> STATED PROBLEM
All of the data should be repeated exactly; pictures are not part of the copy.

> SOURCE MATERIAL
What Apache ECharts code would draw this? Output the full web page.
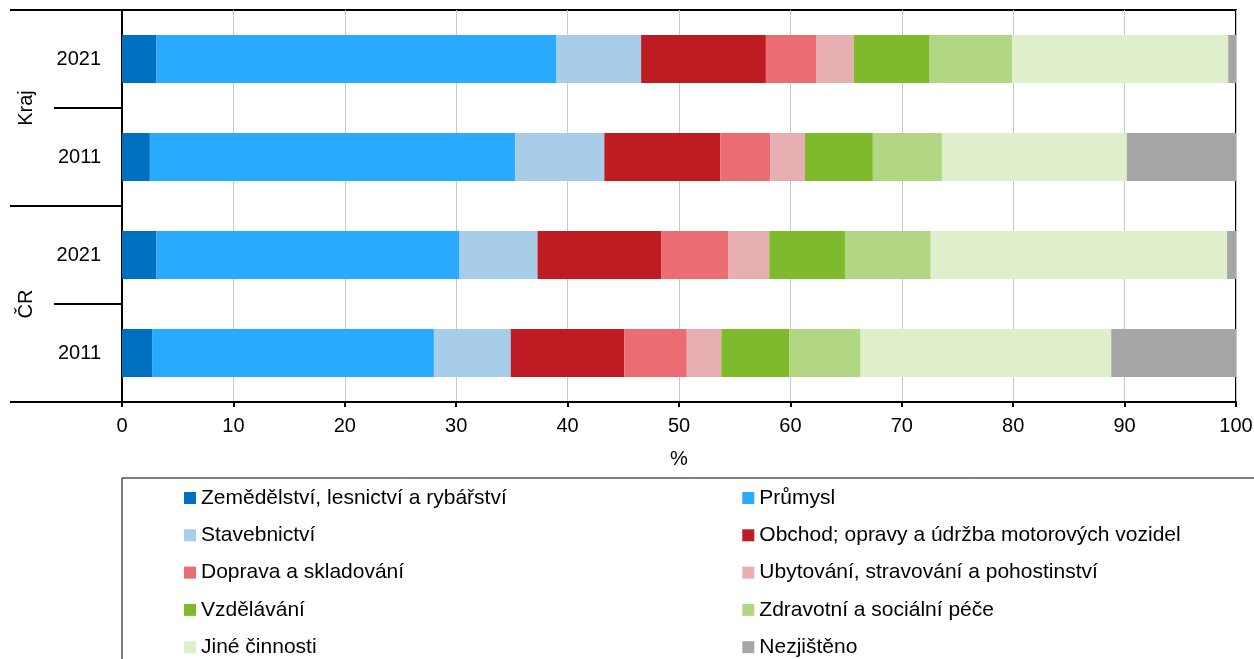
<!DOCTYPE html>
<html>
<head>
<meta charset="utf-8">
<script src="https://cdn.jsdelivr.net/npm/echarts@6/dist/echarts.min.js"></script>
<style>html,body{margin:0;padding:0;background:#fff}#c{width:1254px;height:659px}</style>
</head>
<body>
<div id="c"></div>
<script>
// categories (bottom to top)
const categories = ['ČR 2011', 'ČR 2021', 'Kraj 2011', 'Kraj 2021'];
const groups = ['ČR', 'Kraj'];
const seriesNames = [
  'Zemědělství, lesnictví a rybářství', 'Průmysl', 'Stavebnictví',
  'Obchod; opravy a údržba motorových vozidel', 'Doprava a skladování',
  'Ubytování, stravování a pohostinství', 'Vzdělávání', 'Zdravotní a sociální péče',
  'Jiné činnosti', 'Nezjištěno'
];
// values in %, order: ČR 2011, ČR 2021, Kraj 2011, Kraj 2021
const zemedelstvi = [2.7, 3.1, 2.5, 3.1];
const prumysl     = [25.3, 27.2, 32.8, 35.9];
const stavebnictvi= [6.9, 7.0, 8.0, 7.6];
const obchod      = [10.2, 11.1, 10.4, 11.2];
const doprava     = [5.6, 6.0, 4.5, 4.5];
const ubytovani   = [3.1, 3.7, 3.1, 3.4];
const vzdelavani  = [6.1, 6.8, 6.1, 6.8];
const zdravotni   = [6.4, 7.7, 6.2, 7.4];
const jine        = [22.5, 26.6, 16.6, 19.4];
const nezjisteno  = [11.2, 0.8, 9.8, 0.7];
const xTicks = [0, 10, 20, 30, 40, 50, 60, 70, 80, 90, 100];

const values = [zemedelstvi, prumysl, stavebnictvi, obchod, doprava, ubytovani, vzdelavani, zdravotni, jine, nezjisteno];
const colors = ['#0070c0', '#29aaff', '#a8cde8', '#be1b22', '#eb6c73', '#e7afb2', '#7fba2c', '#b1d684', '#dfeecb', '#a6a6a6'];

const FONT = 'Liberation Sans, Arial, sans-serif';
const chart = echarts.init(document.getElementById('c'), null, {renderer: 'canvas'});
chart.setOption({
  animation: false,
  color: colors,
  grid: {left: 122, right: 18, top: 10, bottom: 257, show: true, borderColor: '#000', borderWidth: 2,
    containLabel: false, outerBoundsMode: 'none'},
  xAxis: {
    type: 'value', min: xTicks[0], max: xTicks[xTicks.length - 1], interval: 10,
    name: '%', nameLocation: 'middle', nameGap: 47,
    nameTextStyle: {fontSize: 20, color: '#000', fontFamily: FONT},
    axisLine: {show: true, lineStyle: {color: '#000', width: 2}},
    axisTick: {show: true, length: 5, lineStyle: {color: '#000', width: 2}},
    axisLabel: {fontSize: 20, color: '#000', fontFamily: FONT, margin: 14},
    splitLine: {show: true, lineStyle: {color: '#c8c8c8', width: 1}}
  },
  yAxis: [{
    type: 'category', data: categories, position: 'left',
    axisLine: {show: true, lineStyle: {color: '#000', width: 2}},
    axisTick: {show: true, length: 68, lineStyle: {color: '#000', width: 2}},
    axisLabel: {fontSize: 20, color: '#000', fontFamily: FONT, margin: 21,
      formatter: v => v.split(' ')[1]},
    splitLine: {show: false}
  }, {
    type: 'category', data: groups, position: 'left',
    axisLine: {show: false},
    axisTick: {show: true, length: 112, lineStyle: {color: '#000', width: 2}},
    axisLabel: {fontSize: 20, color: '#000', fontFamily: FONT, margin: 86, rotate: 90},
    splitLine: {show: false}
  }],
  legend: {
    left: 122, top: 478, orient: 'horizontal', width: 1130,
    padding: [9, 200, 40, 62],
    borderColor: '#000', borderWidth: 1,
    itemWidth: 12, itemHeight: 12, itemGap: 15.3,
    icon: 'rect',
    textStyle: {fontSize: 21, color: '#000', fontFamily: FONT, width: 526, lineHeight: 22},
    data: seriesNames
  },
  series: seriesNames.map((n, i) => ({
    name: n, type: 'bar', stack: 'total', barWidth: '49%', yAxisIndex: 0,
    data: values[i], itemStyle: {color: colors[i]}
  }))
});
</script>
</body>
</html>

> EXERCISE RESPONSE
What Apache ECharts code would draw this? Output the full web page.
<!DOCTYPE html>
<html>
<head>
<meta charset="utf-8">
<script src="https://cdn.jsdelivr.net/npm/echarts@6/dist/echarts.min.js"></script>
<style>html,body{margin:0;padding:0;background:#fff}#c{width:1254px;height:659px}</style>
</head>
<body>
<div id="c"></div>
<script>
// categories (bottom to top)
const categories = ['ČR 2011', 'ČR 2021', 'Kraj 2011', 'Kraj 2021'];
const groups = ['ČR', 'Kraj'];
const seriesNames = [
  'Zemědělství, lesnictví a rybářství', 'Průmysl', 'Stavebnictví',
  'Obchod; opravy a údržba motorových vozidel', 'Doprava a skladování',
  'Ubytování, stravování a pohostinství', 'Vzdělávání', 'Zdravotní a sociální péče',
  'Jiné činnosti', 'Nezjištěno'
];
// values in %, order: ČR 2011, ČR 2021, Kraj 2011, Kraj 2021
const zemedelstvi = [2.7, 3.1, 2.5, 3.1];
const prumysl     = [25.3, 27.2, 32.8, 35.9];
const stavebnictvi= [6.9, 7.0, 8.0, 7.6];
const obchod      = [10.2, 11.1, 10.4, 11.2];
const doprava     = [5.6, 6.0, 4.5, 4.5];
const ubytovani   = [3.1, 3.7, 3.1, 3.4];
const vzdelavani  = [6.1, 6.8, 6.1, 6.8];
const zdravotni   = [6.4, 7.7, 6.2, 7.4];
const jine        = [22.5, 26.6, 16.6, 19.4];
const nezjisteno  = [11.2, 0.8, 9.8, 0.7];
const xTicks = [0, 10, 20, 30, 40, 50, 60, 70, 80, 90, 100];

const values = [zemedelstvi, prumysl, stavebnictvi, obchod, doprava, ubytovani, vzdelavani, zdravotni, jine, nezjisteno];
const colors = ['#0070c0', '#29aaff', '#a8cde8', '#be1b22', '#eb6c73', '#e7afb2', '#7fba2c', '#b1d684', '#dfeecb', '#a6a6a6'];

const FONT = 'Liberation Sans, Arial, sans-serif';
const chart = echarts.init(document.getElementById('c'), null, {renderer: 'canvas'});
chart.setOption({
  animation: false,
  color: colors,
  grid: {left: 122, right: 18, top: 10, bottom: 257, show: true, borderColor: '#000', borderWidth: 2,
    containLabel: false, outerBoundsMode: 'none'},
  xAxis: {
    type: 'value', min: xTicks[0], max: xTicks[xTicks.length - 1], interval: 10,
    name: '%', nameLocation: 'middle', nameGap: 47,
    nameTextStyle: {fontSize: 20, color: '#000', fontFamily: FONT},
    axisLine: {show: true, lineStyle: {color: '#000', width: 2}},
    axisTick: {show: true, length: 5, lineStyle: {color: '#000', width: 2}},
    axisLabel: {fontSize: 20, color: '#000', fontFamily: FONT, margin: 14},
    splitLine: {show: true, lineStyle: {color: '#c8c8c8', width: 1}}
  },
  yAxis: [{
    type: 'category', data: categories, position: 'left',
    axisLine: {show: true, lineStyle: {color: '#000', width: 2}},
    axisTick: {show: true, length: 68, lineStyle: {color: '#000', width: 2}},
    axisLabel: {fontSize: 20, color: '#000', fontFamily: FONT, margin: 21,
      formatter: v => v.split(' ')[1]},
    splitLine: {show: false}
  }, {
    type: 'category', data: groups, position: 'left',
    axisLine: {show: false},
    axisTick: {show: true, length: 112, lineStyle: {color: '#000', width: 2}},
    axisLabel: {fontSize: 20, color: '#000', fontFamily: FONT, margin: 86, rotate: 90},
    splitLine: {show: false}
  }],
  legend: {
    left: 122, top: 478, orient: 'horizontal', width: 1130,
    padding: [9, 200, 40, 62],
    borderColor: '#000', borderWidth: 1,
    itemWidth: 12, itemHeight: 12, itemGap: 15.3,
    icon: 'rect',
    textStyle: {fontSize: 21, color: '#000', fontFamily: FONT, width: 526, lineHeight: 22},
    data: seriesNames
  },
  series: seriesNames.map((n, i) => ({
    name: n, type: 'bar', stack: 'total', barWidth: '49%', yAxisIndex: 0,
    data: values[i], itemStyle: {color: colors[i]}
  }))
});
</script>
</body>
</html>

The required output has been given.